Estraven's background is lightly sketched. His brother Arek, whom he loved dearly, has been dead for fourteen years; Estraven left home because of him. He has three sons: two by Ashe Foreth, and one, Sorve, who still lives in Estraven's ancestral home with Estraven's parent, Esvans.
To complicate matters, there's a 'hearth tale' which recounts the story of another Arek and another Therem, mortal foes who vowed kemmering (as close as Gethenians get to marriage). The first Therem bore a child; the first Arek was slain by Therem's kinsfolk. Unsettlingly, the name of the first Therem's father was Sorve. One can't help but wonder what Esvans was thinking when he named them. That story is hardly auspicious.
The concept of 'parent-in-the-flesh' is a necessary consequence of Gethenian physiology. All Gethenians are androgyne, neuter, except for the few days per month when they're in kemmer. Hormonal secretions determine whether an individual adopts the male or female role during kemmer. ('No physiological habit is established, and the mother of several children may be the father of several more'.) If conception occurs, the person in the female role will bear the child, and will be the 'parent-in-the-flesh'.
The two children Estraven and Ashe had together were 'born of [Ashe's] flesh': I don't believe they're ever named, and Estraven's contact with them is minimal. In contrast, he writes long letters to his other son Sorve (whose name, of course, reflects the parent in the old hearth-tale). Why the inconsistency? We learn in the final pages of the novel that Sorve is the child conceived by Estraven and his brother Arek. Incest isn't prohibited, but full siblings can't vow kemmer: which is probably the cause of Estraven's first exile, from his homeland. Is Estraven's attachment to Sorve simply an attachment to the child of his dead brother, or is there something more? If Estraven is Sorve's 'parent-in-the-flesh', perhaps Le Guin is using their relationship to demonstrate the aspect of Estraven that Genly Ai struggles to see: his femininity.

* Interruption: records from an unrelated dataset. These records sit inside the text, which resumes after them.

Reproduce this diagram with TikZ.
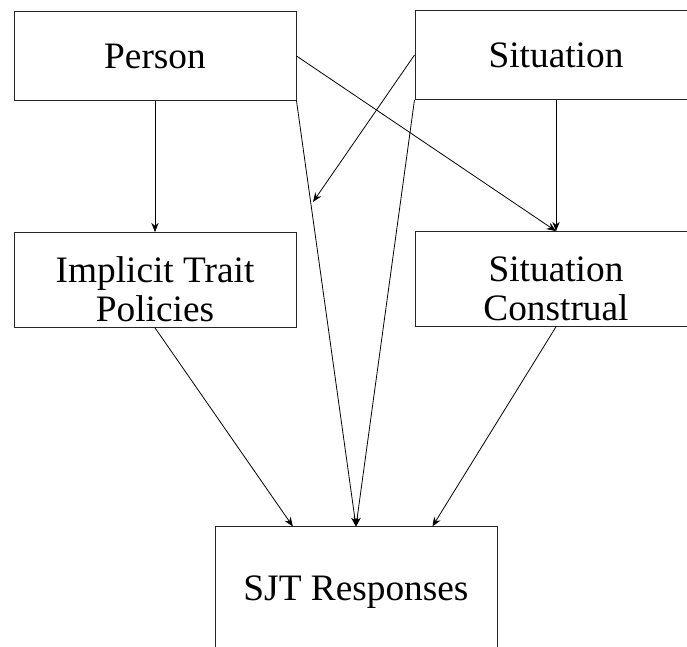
\documentclass[tikz,border=0pt]{standalone}
\usepackage{fontspec}
\setmainfont{Liberation Serif}
\usetikzlibrary{positioning, arrows.meta, calc}

\newcommand{\toppad}{\rule{0pt}{33pt}}

\begin{document}
\begin{tikzpicture}[x=0.75pt, y=0.75pt,
    every node/.style={font=\fontsize{28}{28}\selectfont},
    box/.style={rectangle, draw=black!85, line width=0.75pt, minimum width=211.5pt, align=center},
    top/.style={box, minimum height=66.5pt},
    mid/.style={box, minimum height=71pt},
    arrow/.style={-{Stealth[length=7pt, width=5.5pt]}, line width=0.6pt}]

  \clip (0,0) rectangle (687,647);

  \node[top] (person) at (155,591) {Person};
  \node[top] (sit) at (556,592) {Situation};
  \node[mid] (itp) at (155,367) {\toppad Implicit Trait\\[1.5pt]Policies};
  \node[mid] (constr) at (556,368) {\toppad Situation\\[1.5pt]Construal};
  \node[box, minimum height=97.5pt] (sjt) at (356,55) {SJT Responses};

  \coordinate (gap) at (313,445);
  \coordinate (sjtl) at ($(sjt.north west)!0.277!(sjt.north east)$);
  \coordinate (sjtr) at ($(sjt.north west)!0.77!(sjt.north east)$);

  \draw[arrow] (person.south) -- (itp.north);
  \draw[arrow] (sit.south) -- (constr.north);
  \draw[arrow] (person.east) -- (constr.north);
  \draw[arrow] (sit.west) -- (gap);
  \draw[arrow] (person.south east) -- (sjt.north);
  \draw[arrow] (sit.south west) -- (sjt.north);
  \draw[arrow] (itp.south) -- (sjtl);
  \draw[arrow] (constr.south) -- (sjtr);
\end{tikzpicture}
\end{document}
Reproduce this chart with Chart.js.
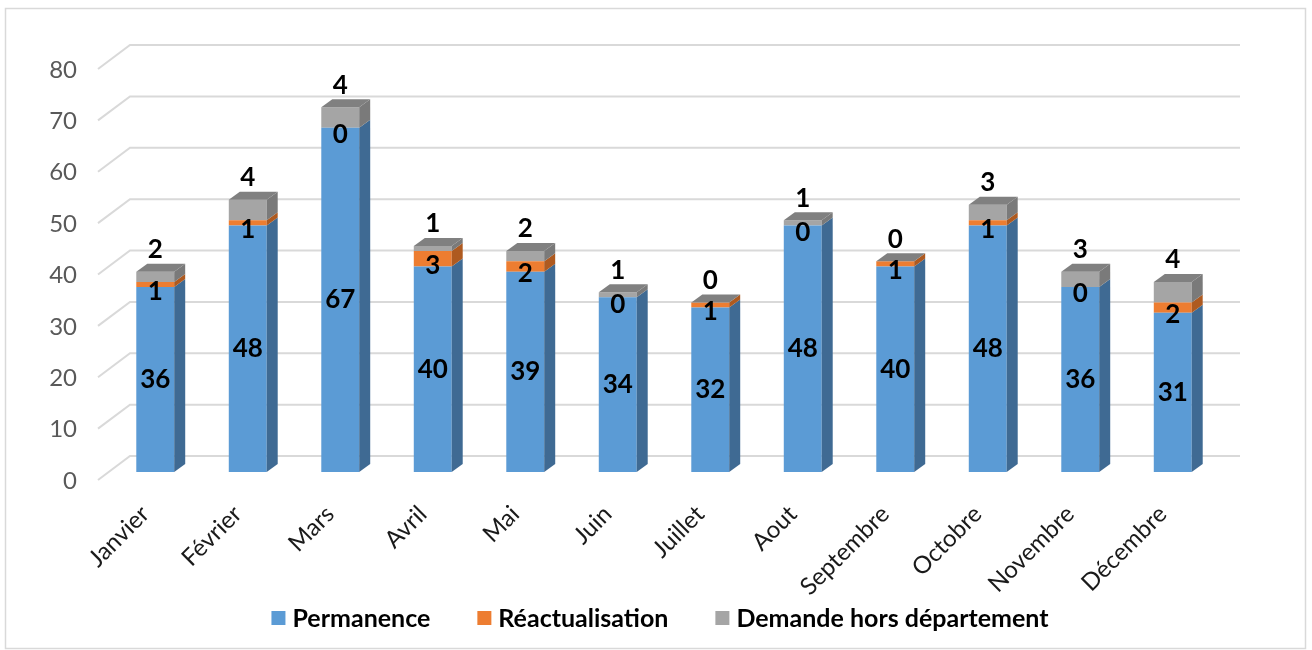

"Impossible to think of him as a woman," muses Genly in the first chapter of the novel, yet Estraven -- like all Gethenians -- is both man and woman. Only when Genly accepts his friend's nature does he realise how little he understands women, half of humanity. (One hopes that the views he expresses in his journal are more indicative of the novel's publication date than future in which it's set.) It's Estraven's profound humanism that drives him to support Genly Ai's attempt to integrate Gethen with the rest of the human species: and it's a tragedy on the grandest scale that Estraven doesn't live to see his hopes fulfilled, to learn about 'the other worlds out among the stars, the other kinds of men, the other lives'.